Best Practices for Professional Model Photo Background Removal
Professional model photo background removal begins long before you open an editing application. It starts with intentional shoot planning, choosing backdrop colors that contrast with wardrobe and hair, controlling wind and fabric movement for clean silhouettes, and capturing in the highest resolution your camera offers so masking tools have maximum detail to work with.
Develop a standardized quality assurance process that every image passes through before delivery. This should include the multi-background check described above, a 200% zoom inspection of all hair and fabric edges, a verification that garment textures remain intact at boundaries, and a confirmation that export specifications match the client's or agency's requirements.

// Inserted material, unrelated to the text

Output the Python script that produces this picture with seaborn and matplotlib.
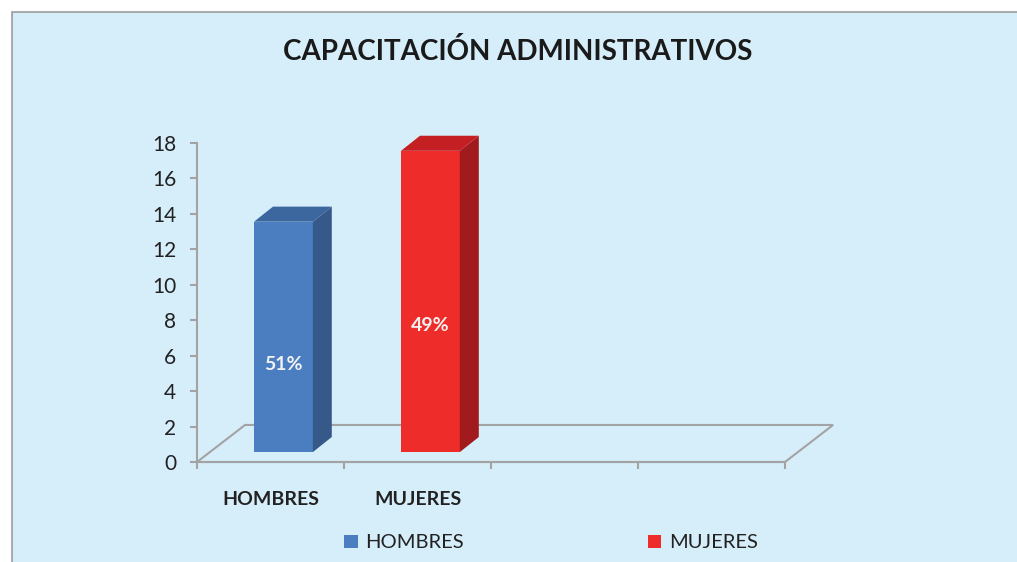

For high-volume production work like seasonal lookbooks, invest time upfront in building a streamlined workflow that balances AI efficiency with manual precision. Use AI processing as your first pass on every image, then triage the results, sending clean outputs directly to export and routing imperfect ones through manual refinement. This hybrid approach can cut production time by 60 to 70 percent compared to fully manual workflows while maintaining the quality standards fashion clients demand.
Stay current with AI tool capabilities, as the technology is improving rapidly. Tools that struggled with flyaway hair and translucent fabrics two years ago now handle these challenges with remarkable accuracy. Re-evaluate your toolset quarterly to ensure you are leveraging the latest advancements.
Finally, build a reference library of successfully completed projects organized by challenge type, such as sheer fabrics, complex hair, outdoor backgrounds, and runway captures. When you encounter a difficult new image, referencing a previously solved similar challenge can save significant troubleshooting time and ensure consistent results across your body of work.